>> START Supplied data

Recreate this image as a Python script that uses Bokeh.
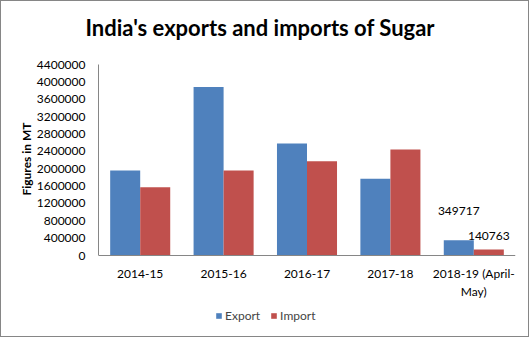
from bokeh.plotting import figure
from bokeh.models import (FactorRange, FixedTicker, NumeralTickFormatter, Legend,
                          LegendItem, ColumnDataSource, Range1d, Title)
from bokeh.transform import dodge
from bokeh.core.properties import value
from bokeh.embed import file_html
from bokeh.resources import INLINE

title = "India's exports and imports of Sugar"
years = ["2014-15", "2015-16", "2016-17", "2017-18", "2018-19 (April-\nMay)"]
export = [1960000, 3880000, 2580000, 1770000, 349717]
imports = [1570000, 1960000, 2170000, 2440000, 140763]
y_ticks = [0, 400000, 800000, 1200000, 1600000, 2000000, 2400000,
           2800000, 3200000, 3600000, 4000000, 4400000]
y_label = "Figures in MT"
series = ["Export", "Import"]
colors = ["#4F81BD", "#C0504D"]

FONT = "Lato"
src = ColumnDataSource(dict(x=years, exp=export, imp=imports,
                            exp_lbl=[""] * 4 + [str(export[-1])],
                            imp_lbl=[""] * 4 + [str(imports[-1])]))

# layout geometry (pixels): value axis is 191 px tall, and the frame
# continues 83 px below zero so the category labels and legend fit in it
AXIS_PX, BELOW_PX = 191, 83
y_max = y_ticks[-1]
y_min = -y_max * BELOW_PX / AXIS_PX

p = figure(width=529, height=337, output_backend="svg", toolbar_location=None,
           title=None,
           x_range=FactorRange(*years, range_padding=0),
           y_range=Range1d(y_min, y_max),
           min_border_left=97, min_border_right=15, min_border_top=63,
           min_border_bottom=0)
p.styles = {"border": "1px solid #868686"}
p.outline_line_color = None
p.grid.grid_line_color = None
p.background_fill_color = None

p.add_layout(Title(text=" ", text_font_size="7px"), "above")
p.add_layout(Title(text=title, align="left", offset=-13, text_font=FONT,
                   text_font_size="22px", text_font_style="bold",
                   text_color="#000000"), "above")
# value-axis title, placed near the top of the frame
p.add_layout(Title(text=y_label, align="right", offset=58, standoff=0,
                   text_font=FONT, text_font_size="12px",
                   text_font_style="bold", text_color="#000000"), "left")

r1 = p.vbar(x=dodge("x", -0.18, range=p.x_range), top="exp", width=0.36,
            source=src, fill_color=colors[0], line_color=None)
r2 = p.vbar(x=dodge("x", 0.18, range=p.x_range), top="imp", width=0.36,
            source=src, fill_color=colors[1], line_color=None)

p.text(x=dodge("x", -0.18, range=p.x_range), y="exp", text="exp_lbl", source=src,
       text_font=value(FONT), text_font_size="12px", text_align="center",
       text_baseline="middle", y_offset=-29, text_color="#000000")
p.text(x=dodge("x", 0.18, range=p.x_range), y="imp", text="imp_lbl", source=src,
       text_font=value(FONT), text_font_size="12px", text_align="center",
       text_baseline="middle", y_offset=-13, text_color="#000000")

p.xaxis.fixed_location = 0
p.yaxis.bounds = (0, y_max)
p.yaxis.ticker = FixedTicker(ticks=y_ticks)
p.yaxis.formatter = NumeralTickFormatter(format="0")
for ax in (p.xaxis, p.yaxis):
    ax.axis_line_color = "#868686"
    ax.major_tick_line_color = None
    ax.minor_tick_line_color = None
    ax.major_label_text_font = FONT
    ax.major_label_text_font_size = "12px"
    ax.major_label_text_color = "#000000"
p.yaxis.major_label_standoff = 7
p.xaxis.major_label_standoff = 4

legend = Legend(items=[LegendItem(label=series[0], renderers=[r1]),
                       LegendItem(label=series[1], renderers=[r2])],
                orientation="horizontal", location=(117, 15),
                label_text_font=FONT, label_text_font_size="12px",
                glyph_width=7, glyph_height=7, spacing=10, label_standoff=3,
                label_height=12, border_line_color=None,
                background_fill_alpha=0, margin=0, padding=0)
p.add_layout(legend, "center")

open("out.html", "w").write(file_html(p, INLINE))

>> END Supplied data

To be done: Reproduce the material above from its first line through the line containing "from bokeh.resources import INLINE", both ends included, and skip every picture.

Solution to the problem:
Recreate this image as a Python script that uses Bokeh.
from bokeh.plotting import figure
from bokeh.models import (FactorRange, FixedTicker, NumeralTickFormatter, Legend,
                          LegendItem, ColumnDataSource, Range1d, Title)
from bokeh.transform import dodge
from bokeh.core.properties import value
from bokeh.embed import file_html
from bokeh.resources import INLINE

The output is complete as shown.